Welcome to Wonderland, folks.
The team has been bad. Fans have been displeased. Off with their heads has been the chant, and it has grown louder.
Now that the heads are starting to roll, what does it all mean?
It has been a rough season for Colts fans. A year ago, the fan base was confident that an average signal caller could lead the Colts on a playoff run. This year, the same fan base was cautiously optimistic that a veteran like Matt Ryan could do the same - after all, Philip Rivers had some success in a similar situation.
Now, fans are left scratching their heads.
To understand where the Colts are, we must be honest about where the Colts are coming from.
A neck injury to Peyton Manning coincided with Andrew Luck’s entry into the NFL. General Manager Ryan Grigson’s tenure started with Luck gift-wrapped at the first pick. In terms of first-time general manager wish lists, this was about as much as you could ask for.
Luck showed incredible ability, despite having a flawed team. It was aging at important positions and had plenty of holes to fill. Chris Polian’s short draft tenure wasn’t anything to get excited about, and Grigson had to find a way to get the most out of his young quarterback on his rookie contract.
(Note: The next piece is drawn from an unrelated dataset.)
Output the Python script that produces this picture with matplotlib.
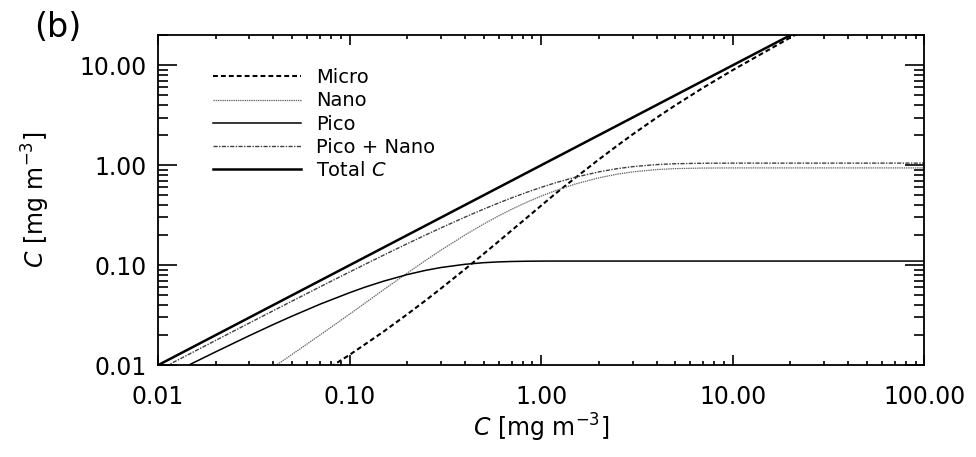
import numpy as np
import matplotlib.pyplot as plt

plt.rcParams['font.family'] = ['DejaVu Sans']
plt.rcParams['mathtext.fontset'] = 'dejavusans'
plt.rcParams['lines.scale_dashes'] = False

# total chlorophyll C [mg m^-3]
chl = [0.01, 0.015, 0.02, 0.03, 0.04, 0.05, 0.07, 0.1, 0.12, 0.15, 0.2, 0.25,
       0.3, 0.4, 0.5, 0.6, 0.7, 0.85, 1.0, 1.2, 1.5, 2.0, 2.5, 3.0, 4.0, 5.0,
       7.0, 10.0, 20.0, 30.0, 50.0, 100.0]
# size class chlorophyll
micro = [0.00098, 0.00149, 0.00202, 0.00314, 0.00431, 0.00555, 0.00823,
         0.0127, 0.0161, 0.0216, 0.0323, 0.0446, 0.0586, 0.0911, 0.1296,
         0.1733, 0.2223, 0.3036, 0.3948, 0.5286, 0.743, 1.142, 1.575, 2.032,
         2.985, 3.965, 5.953, 8.95, 18.95, 28.95, 48.95, 98.95]
nano = [0.00186, 0.00293, 0.0041, 0.00668, 0.00957, 0.0128, 0.02, 0.0324,
        0.0416, 0.0566, 0.0835, 0.1121, 0.1415, 0.2005, 0.2576, 0.3116, 0.362,
        0.4306, 0.491, 0.5614, 0.647, 0.748, 0.8146, 0.858, 0.9049, 0.925,
        0.937, 0.94, 0.94, 0.94, 0.94, 0.94]
pico = [0.00703, 0.01037, 0.0136, 0.01976, 0.02553, 0.0309, 0.0407, 0.0531,
        0.0602, 0.0691, 0.0806, 0.0889, 0.0948, 0.1021, 0.1059, 0.1079,
        0.1089, 0.1096, 0.1099, 0.11, 0.11, 0.11, 0.11, 0.11, 0.11, 0.11,
        0.11, 0.11, 0.11, 0.11, 0.11, 0.11]
pico_nano = [0.00889, 0.0133, 0.0177, 0.02644, 0.0351, 0.0437, 0.0607, 0.0856,
             0.1018, 0.1257, 0.1642, 0.201, 0.2363, 0.3026, 0.3635, 0.4195,
             0.4709, 0.5402, 0.6012, 0.6714, 0.7566, 0.8582, 0.9246, 0.968,
             1.0149, 1.035, 1.047, 1.0498, 1.05, 1.05, 1.05, 1.05]

xticks = [0.01, 0.1, 1, 10, 100]
yticks = [0.01, 0.1, 1, 10]

fig = plt.figure(figsize=(9.76, 4.57), dpi=100)
ax = fig.add_axes([0.162, 0.201, 0.785, 0.722])

ax.plot(chl, micro, color='k', lw=1.5, dashes=(3.5, 2.2), label='Micro')
ax.plot(chl, nano, color='0.4', lw=0.9, dashes=(1.0, 0.6), label='Nano')
ax.plot(chl, pico, color='k', lw=1.1, label='Pico')
ax.plot(chl, pico_nano, color='0.25', lw=1.0, dashes=(3.0, 1.0, 1.0, 1.0),
        label='Pico + Nano')
ax.plot(chl, chl, color='k', lw=1.8, label=r'Total $\mathit{C}$')

ax.set_xscale('log')
ax.set_yscale('log')
ax.set_xlim(0.01, 100)
ax.set_ylim(0.01, 20)
ax.set_xticks(xticks)
ax.set_yticks(yticks)
ax.set_xticklabels(['%.2f' % v for v in xticks])
ax.set_yticklabels(['%.2f' % v for v in yticks])

for s in ax.spines.values():
    s.set_linewidth(1.3)
ax.tick_params(which='both', direction='in', top=True, right=True,
               labelsize=17, width=1.2)
ax.tick_params(axis='x', which='major', length=7, pad=14)
ax.tick_params(axis='x', which='minor', length=3)
ax.tick_params(axis='y', which='major', length=14, pad=8)
ax.tick_params(axis='y', which='minor', length=7)

ax.set_xlabel(r'$\mathit{C}$ [mg m$^{-3}$]', fontsize=17, labelpad=2)
ax.set_ylabel(r'$\mathit{C}$ [mg m$^{-3}$]', fontsize=17, labelpad=20)

ax.legend(loc='upper left', bbox_to_anchor=(0.072, 0.9), frameon=False,
          fontsize=14, handlelength=4.5, handletextpad=0.8, labelspacing=0.22,
          borderpad=0, borderaxespad=0)

fig.text(0.035, 0.975, '(b)', fontsize=24, va='top', ha='left')

fig.savefig('out.png', dpi=100)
Grigson’s greatest failure was putting an offensive line together that could adequately protect Luck. Andrew Luck was one of the most hit-and-sacked quarterbacks in the NFL for years. His mobility and desire to extend plays did him no favors.
Ultimately, injuries to numerous areas of his body - including bruises and lacerations to his organs - led him to conclude that his life would be better off without all the pain and lost time in rehab. Make no mistake, Frank Reich and Chris Ballard were thrown a historic NFL curve ball with Andrew Luck’s sudden retirement.
Everything that has happened since that time has been an effort to recover. No position is more important in the NFL than quarterback, and after landing two generational players in a row, the Colts appear to be all out of Luck.
Quarterback purgatory is a real thing in the NFL.
Suppose you have a General Manager who is a good player evaluator who can put a competitive football team on the field at every other position. In that case, you won’t lose enough games to pick high enough to get a top prospect at quarterback (most of the time).
So, how do you fix it? Where does the hamster wheel stop?
No general manager or coaching staff will willingly tank absent an edict by their owner. Even then, the owner can’t openly admit to tanking lest he or she risks losing the rest of the staff, the locker room, and most importantly, the fan base.
This is a results business at every level. Fans attend when the games are competitive and when they feel like the team can win. Players play hard when they believe in their coaches, in one another, and when they feel supported by the front office and ownership.
Fans don’t feel like the team is trying to win, and players couldn’t possibly feel supported.
Marcus Brady was let go as the team’s offensive coordinator last week. Nyheim Hines was traded to the Bills because he wanted a chance to play and was tired of waiting for it. Ryan Kelly’s statement after Frank Reich announced Sam Ehlinger as the starting quarterback moving forward wasn’t exactly a ringing endorsement of the move.
Now Frank Reich is gone. No one with any experience calling plays on offense is currently in the building at W 56th St. Tomorrow, the team will practice and try to prepare for a regular season football game in Las Vegas, and whoever is responsible for installing the game plan has either not done it before or hasn’t even been introduced to the players.
Fans are now utterly convinced the tank is on. I’m sure players are too. The coaching staff? What are you coaching for, and how confident are you that you can salvage this season under the circumstances?
And to think, just before the trade deadline, I wrote a story explaining that the Colts were a Mark Glowinski away from leading the AFC South and competing for a playoff spot. Hopefully, that wasn’t right. If it was, there’s a lot of change coming for a small and otherwise fixable reason.